Mike O’Hare, who teaches public management, is puzzled by l’affaire Rove.
I’m trying to put this story in terms simple enough that even I can understand it:
No matter who said what about it, to whom, when, since, someone in the White House obviously did something very bad, maybe criminal.
[ As my host in this space recognizes, the idea that it’s actually a good deed doesn’t pass the laugh test (does the WSJ ever use the laugh test?)].
How might this be OK?
Well, sometimes it’s OK to do a bad thing to accomplish much better things. In this case, the better thing was to suppress a truth that might have interfered with a war against the wrong party, that hasn’t come out as predicted by anyone who advocated it, that’s ruined our military capacity to deal with anything else that might come up (like North Korean or Iranian nukes), that so far shows little sign of having helped the Iraqis, who are still dying at our and each others’ hands by the thousands, and that put our fiscal national security in the hands of Asian creditors.
It does seem to have helped W with some psychological issues related to his dad.
I give up. I guess the utilitarian justification is sort of a bad joke.
Sometimes a bad thing has trivial consequences, like running a red light and not hitting anyone. Perhaps Plame’s assets were already dead, or maybe not very nice people anyway, or their secret police are of the redemptive/rehabilitative, rather than the thumbscrew, type (Putin’s liberal democrats, Mr. Rove?) or Plame had already discovered all the WMD’s in the world so she had nothing more useful to do in that line of work.
It’s true that no-one has shown us a single hard fact that Plame would have turned up but now can’t. Perhaps we have to believe this one, but why have Rove’s defenders completely missed this line of argument?
The best I can do here is to see the Republican defense of Rove as part of a larger pattern redefining “good performance” in government and management to comprise “anything not (provably) criminal.”
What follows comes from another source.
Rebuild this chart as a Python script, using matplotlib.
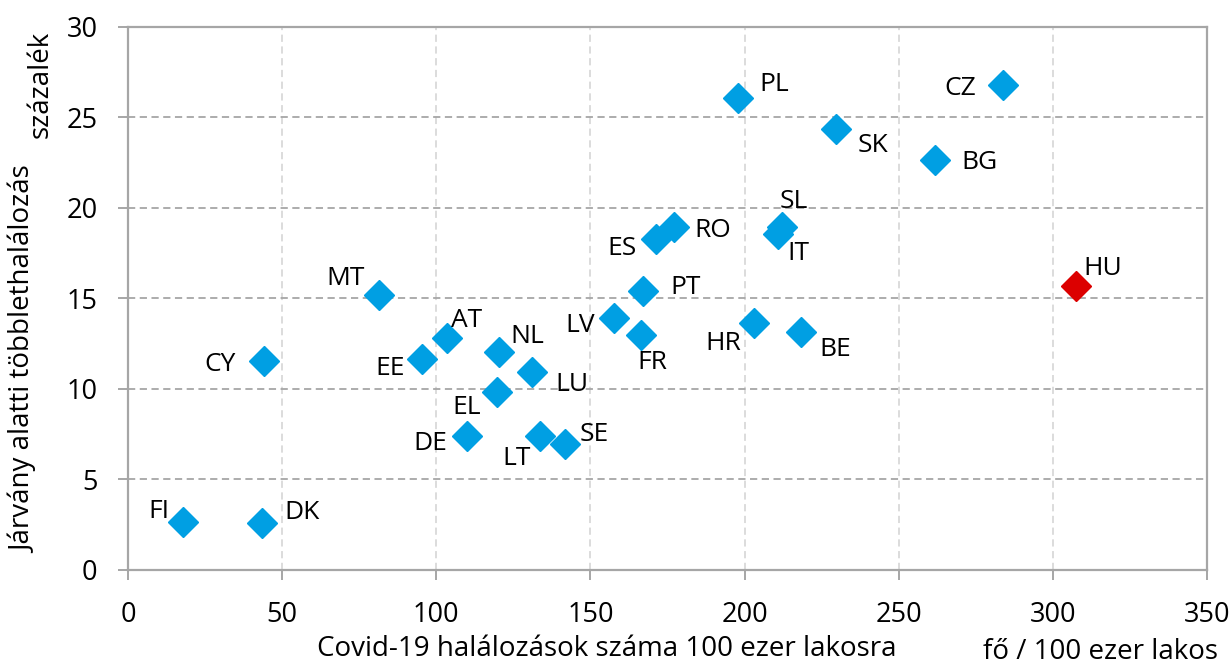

The idea that just doing a lousy job is not grounds for dismissal, or even criticism, is quite novel and almost certainly a bad one, but there seems to be a lot of it around (though the sheriff down in Fulton County isn’t buying).
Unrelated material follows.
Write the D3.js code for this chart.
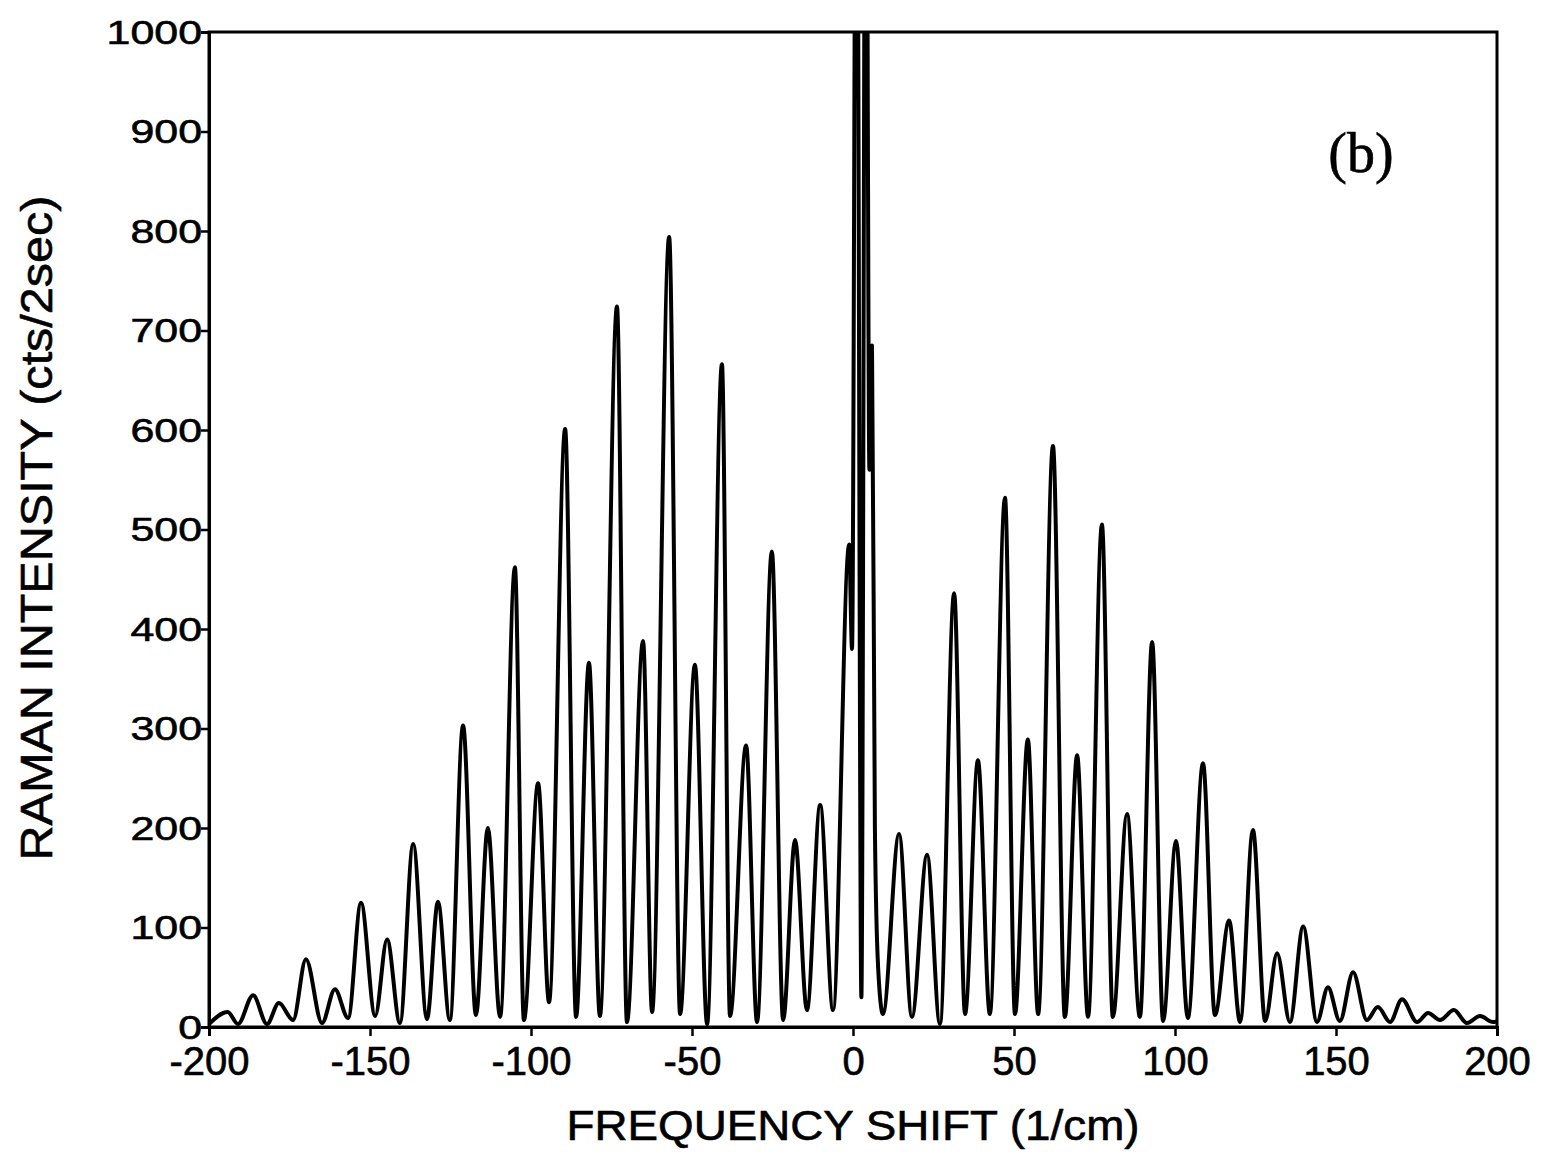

If you can’t indict, pin a medal? (That makes sense of Tenet’s Medal of Freedom.) Bizarre, but maybe we’ll like it when we get used to it.
What remains puzzling to me is that the boss is so paralyzed regarding his numbers 2, 3,…n that he needs Patrick Fitzgerald to find out if any of them did something. I’ve had many bosses, all of whom had no trouble asking me “Hey, O’Hare, did you talk to Smith about this? What did you tell him?”
It must be some high-level phone thing: sometimes I’ve arranged to be away from my phone or busy when the boss called, and I guess when you’re Karl Rove defending freedom and the American Way, that can happen for two years.
But Rove was right in the room yesterday, on TV, not busy with anything, when Bush was saying he just didn’t know what to say until Fitzgerald told him. That would have been a great time to turn around and ask Rove.
It’s too deep for me. All I can say is that I’m glad we have distinguished and highly trained patriotic grownups handling these things for us.